Requirements → Don't include pictures. Quote the lines below from the first through the line that contains "7.77, 7.11, 6.45, 2.66, 8.24, 9.07, 9.29, 8.93, 10.94, 6.73];".
---+---
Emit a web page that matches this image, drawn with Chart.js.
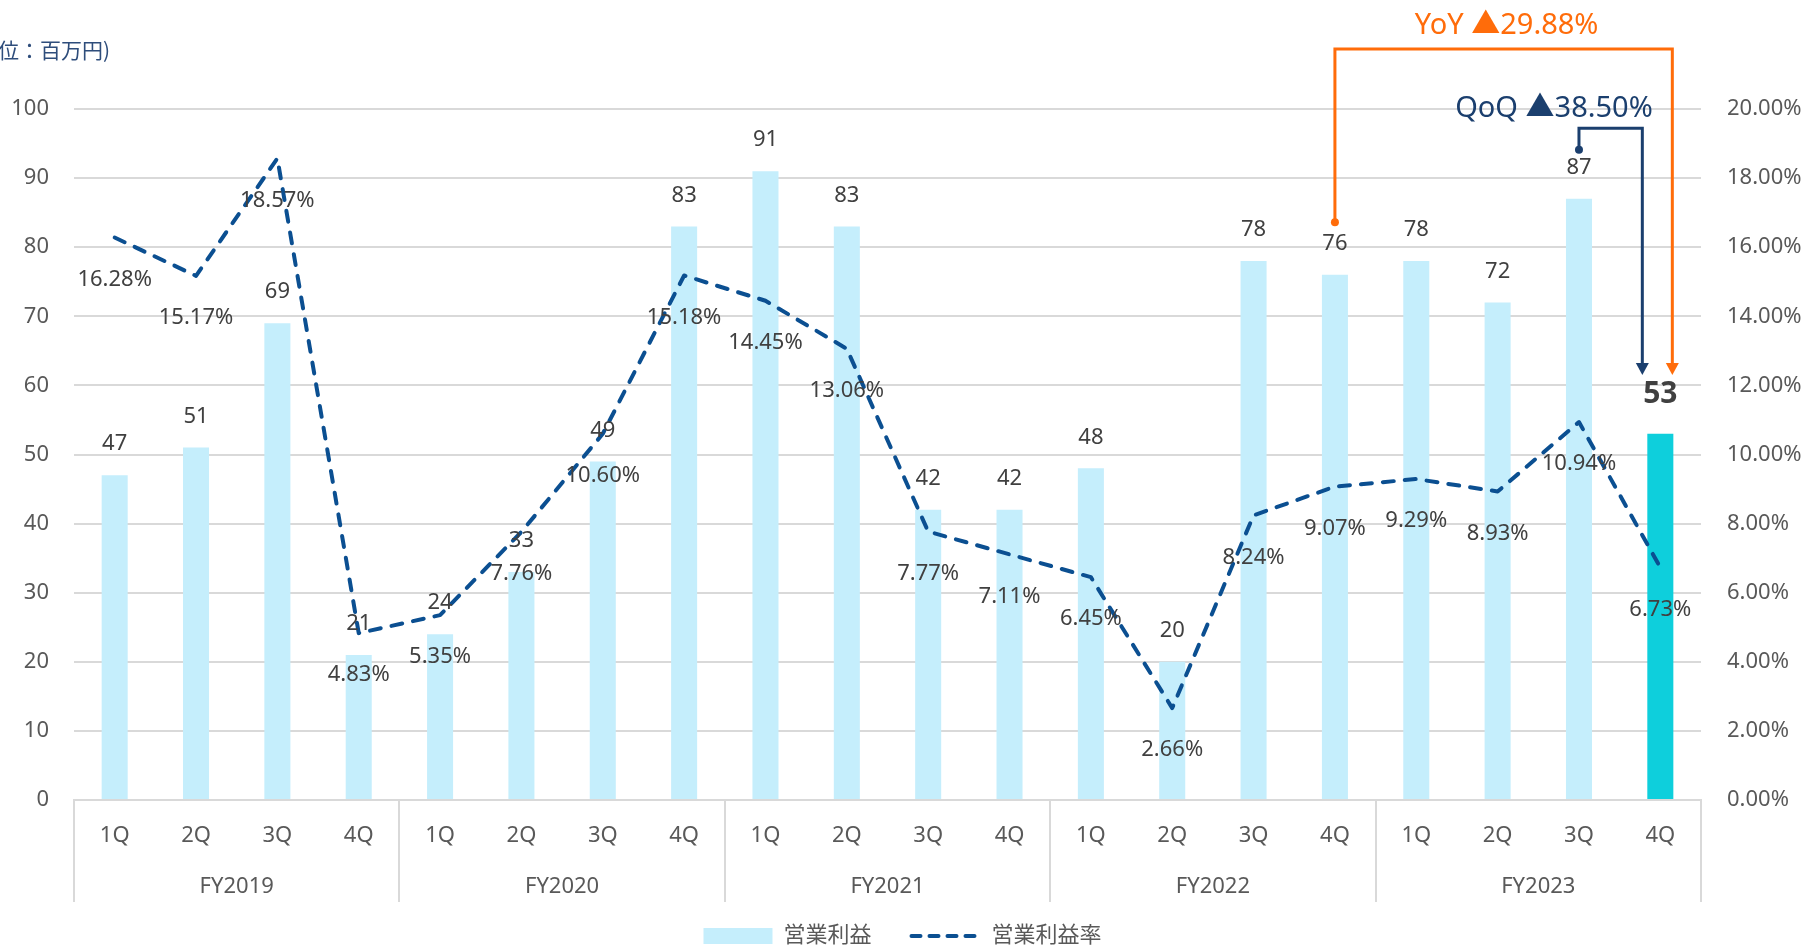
<!DOCTYPE html>
<html lang="ja">
<head>
<meta charset="utf-8">
<title>営業利益・営業利益率</title>
<script src="https://cdn.jsdelivr.net/npm/chart.js@4.4.1/dist/chart.umd.min.js"></script>
<style>
  html, body { margin: 0; padding: 0; background: #fff; }
  #wrap { width: 1805px; height: 947px; position: relative; }
</style>
</head>
<body>
<div id="wrap"><canvas id="profitChart"></canvas></div>
<script>
// quarters (x axis), fiscal year groups under them
const quarters = ["1Q", "2Q", "3Q", "4Q", "1Q", "2Q", "3Q", "4Q", "1Q", "2Q", "3Q", "4Q",
  "1Q", "2Q", "3Q", "4Q", "1Q", "2Q", "3Q", "4Q"];
const fiscalYears = ["FY2019", "FY2020", "FY2021", "FY2022", "FY2023"];

// 営業利益 (百万円)
const operatingProfit = [47, 51, 69, 21, 24, 33, 49, 83, 91, 83, 42, 42, 48, 20, 78, 76, 78, 72, 87, 53];
// 営業利益率 (%)
const operatingMargin = [16.28, 15.17, 18.57, 4.83, 5.35, 7.76, 10.60, 15.18, 14.45, 13.06,
  7.77, 7.11, 6.45, 2.66, 8.24, 9.07, 9.29, 8.93, 10.94, 6.73];

const unitLabel = "(単位：百万円)";
const yoyLabel = "YoY ▲29.88%";
const qoqLabel = "QoQ ▲38.50%";

const FONT = "'Noto Sans', 'Noto Sans CJK JP', sans-serif";
const barColor = "#c5eefc";
const barHighlight = "#0ecfdc";
const lineColor = "#0b4f91";
const orange = "#ff6c0a";
const navy = "#1b3f6e";
const gridColor = "#d9d9d9";

const barColors = operatingProfit.map((v, i) => i === operatingProfit.length - 1 ? barHighlight : barColor);

function arrowDown(ctx, x, tipY, color) {
  ctx.fillStyle = color;
  ctx.beginPath();
  ctx.moveTo(x - 6.5, tipY - 12);
  ctx.lineTo(x + 6.5, tipY - 12);
  ctx.lineTo(x, tipY);
  ctx.closePath();
  ctx.fill();
}

function dot(ctx, x, y, color) {
  ctx.fillStyle = color;
  ctx.beginPath();
  ctx.arc(x, y, 4, 0, Math.PI * 2);
  ctx.fill();
}

const extrasPlugin = {
  id: "extras",
  afterDatasetsDraw(chart) {
    const { ctx, chartArea, scales } = chart;
    const x = scales.x, y = scales.y;
    ctx.save();

    // value labels on bars
    ctx.textAlign = "center";
    ctx.textBaseline = "middle";
    chart.getDatasetMeta(0).data.forEach((bar, i) => {
      const last = i === operatingProfit.length - 1;
      ctx.font = (last ? "bold 30px " : "22px ") + FONT;
      ctx.fillStyle = "#404040";
      ctx.fillText(String(operatingProfit[i]), bar.x, bar.y - (last ? 39 : 31));
    });

    // percentage labels under the line points
    ctx.font = "22px " + FONT;
    chart.getDatasetMeta(1).data.forEach((pt, i) => {
      ctx.fillStyle = "#404040";
      ctx.fillText(operatingMargin[i].toFixed(2) + "%", pt.x, pt.y + 42);
    });

    // fiscal year groups + separators below the axis
    ctx.strokeStyle = gridColor;
    ctx.lineWidth = 2;
    for (let g = 0; g <= fiscalYears.length; g++) {
      const sx = Math.round(x.getPixelForValue(g * 4 - 0.5));
      ctx.beginPath();
      ctx.moveTo(sx, chartArea.bottom);
      ctx.lineTo(sx, chartArea.bottom + 102);
      ctx.stroke();
    }
    ctx.fillStyle = "#595959";
    ctx.font = "22px " + FONT;
    fiscalYears.forEach((fy, g) => {
      const cx = (x.getPixelForValue(g * 4) + x.getPixelForValue(g * 4 + 3)) / 2;
      ctx.fillText(fy, cx, chartArea.bottom + 87);
    });

    // unit label (partly outside the canvas on the left)
    ctx.textAlign = "right";
    ctx.fillStyle = "#2e4d7b";
    ctx.font = "21px 'Noto Sans CJK JP', sans-serif";
    ctx.fillText(unitLabel, 110, 50);

    // YoY bracket
    const last = operatingProfit.length - 1;
    const yoyL = x.getPixelForValue(last - 4);
    const yoyR = x.getPixelForValue(last) + 12;
    const yoyTop = y.getPixelForValue(108.7);
    const tipY = y.getPixelForValue(61.5);
    ctx.lineWidth = 3;
    ctx.lineJoin = "miter";
    ctx.strokeStyle = orange;
    ctx.beginPath();
    ctx.moveTo(yoyL, y.getPixelForValue(83.6));
    ctx.lineTo(yoyL, yoyTop);
    ctx.lineTo(yoyR, yoyTop);
    ctx.lineTo(yoyR, tipY - 11);
    ctx.stroke();
    dot(ctx, yoyL, y.getPixelForValue(83.6), orange);
    arrowDown(ctx, yoyR, tipY, orange);
    ctx.textAlign = "center";
    ctx.fillStyle = orange;
    ctx.font = "29px " + FONT;
    ctx.fillText(yoyLabel, (yoyL + yoyR) / 2 + 3, y.getPixelForValue(112));

    // QoQ bracket
    const qoqL = x.getPixelForValue(last - 1);
    const qoqR = x.getPixelForValue(last) - 18;
    const qoqTop = y.getPixelForValue(97.2);
    ctx.strokeStyle = navy;
    ctx.beginPath();
    ctx.moveTo(qoqL, y.getPixelForValue(94.1));
    ctx.lineTo(qoqL, qoqTop);
    ctx.lineTo(qoqR, qoqTop);
    ctx.lineTo(qoqR, tipY - 11);
    ctx.stroke();
    dot(ctx, qoqL, y.getPixelForValue(94.1), navy);
    arrowDown(ctx, qoqR, tipY, navy);
    ctx.fillStyle = navy;
    ctx.fillText(qoqLabel, qoqL - 25, y.getPixelForValue(100.1));

    ctx.restore();
  }
};

new Chart(document.getElementById("profitChart").getContext("2d"), {
  data: {
    labels: quarters,
    datasets: [
      {
        type: "bar",
        label: "営業利益",
        data: operatingProfit,
        backgroundColor: barColors,
        barPercentage: 0.32,
        categoryPercentage: 1,
        yAxisID: "y",
        order: 2,
      },
      {
        type: "line",
        label: "営業利益率",
        data: operatingMargin,
        borderColor: lineColor,
        borderWidth: 4,
        borderDash: [11, 11],
        borderCapStyle: "round",
        borderJoinStyle: "round",
        pointRadius: 0,
        pointHoverRadius: 0,
        tension: 0,
        fill: false,
        yAxisID: "y1",
        order: 1,
      },
    ],
  },
  options: {
    responsive: true,
    maintainAspectRatio: false,
    animation: false,
    layout: { padding: { top: 109, left: 0, right: 0, bottom: -10 } },
    plugins: {
      tooltip: { enabled: false },
      legend: {
        position: "bottom",
        labels: {
          usePointStyle: true,
          pointStyleWidth: 69,
          boxHeight: 16,
          padding: 40,
          color: "#595959",
          font: { size: 22, family: FONT },
          sort: (a, b) => a.datasetIndex - b.datasetIndex,
          generateLabels: (chart) => {
            const items = Chart.defaults.plugins.legend.labels.generateLabels(chart);
            items.forEach((it) => {
              if (it.datasetIndex === 0) {
                it.pointStyle = "rect";
                it.fillStyle = barColor;
                it.strokeStyle = barColor;
                it.lineWidth = 0;
              } else {
                it.pointStyle = "line";
                it.strokeStyle = lineColor;
                it.lineWidth = 4;
                it.lineDash = [9, 9];
                it.lineCap = "round";
              }
            });
            return items;
          },
        },
      },
    },
    scales: {
      x: {
        grid: { display: false, drawTicks: false },
        border: { display: true, color: gridColor, width: 2 },
        ticks: { color: "#595959", font: { size: 22, family: FONT }, padding: 23, maxRotation: 0, autoSkip: false },
        afterFit: (scale) => { scale.height = 85; },
      },
      y: {
        position: "left",
        min: 0,
        max: 100,
        ticks: { stepSize: 10, color: "#595959", font: { size: 22, family: FONT }, padding: 25 },
        grid: { color: gridColor, lineWidth: 2, drawTicks: false },
        border: { display: false },
        afterFit: (scale) => { scale.width = 74; },
      },
      y1: {
        position: "right",
        min: 0,
        max: 20,
        ticks: {
          stepSize: 2,
          color: "#595959",
          font: { size: 22, family: FONT },
          padding: 26,
          callback: (v) => v.toFixed(2) + "%",
        },
        grid: { display: false, drawTicks: false },
        border: { display: false },
        afterFit: (scale) => { scale.width = 104; },
      },
    },
  },
  plugins: [extrasPlugin],
});
</script>
</body>
</html>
---+---
Response to the exercise →
Emit a web page that matches this image, drawn with Chart.js.
<!DOCTYPE html>
<html lang="ja">
<head>
<meta charset="utf-8">
<title>営業利益・営業利益率</title>
<script src="https://cdn.jsdelivr.net/npm/chart.js@4.4.1/dist/chart.umd.min.js"></script>
<style>
  html, body { margin: 0; padding: 0; background: #fff; }
  #wrap { width: 1805px; height: 947px; position: relative; }
</style>
</head>
<body>
<div id="wrap"><canvas id="profitChart"></canvas></div>
<script>
// quarters (x axis), fiscal year groups under them
const quarters = ["1Q", "2Q", "3Q", "4Q", "1Q", "2Q", "3Q", "4Q", "1Q", "2Q", "3Q", "4Q",
  "1Q", "2Q", "3Q", "4Q", "1Q", "2Q", "3Q", "4Q"];
const fiscalYears = ["FY2019", "FY2020", "FY2021", "FY2022", "FY2023"];

// 営業利益 (百万円)
const operatingProfit = [47, 51, 69, 21, 24, 33, 49, 83, 91, 83, 42, 42, 48, 20, 78, 76, 78, 72, 87, 53];
// 営業利益率 (%)
const operatingMargin = [16.28, 15.17, 18.57, 4.83, 5.35, 7.76, 10.60, 15.18, 14.45, 13.06,
  7.77, 7.11, 6.45, 2.66, 8.24, 9.07, 9.29, 8.93, 10.94, 6.73];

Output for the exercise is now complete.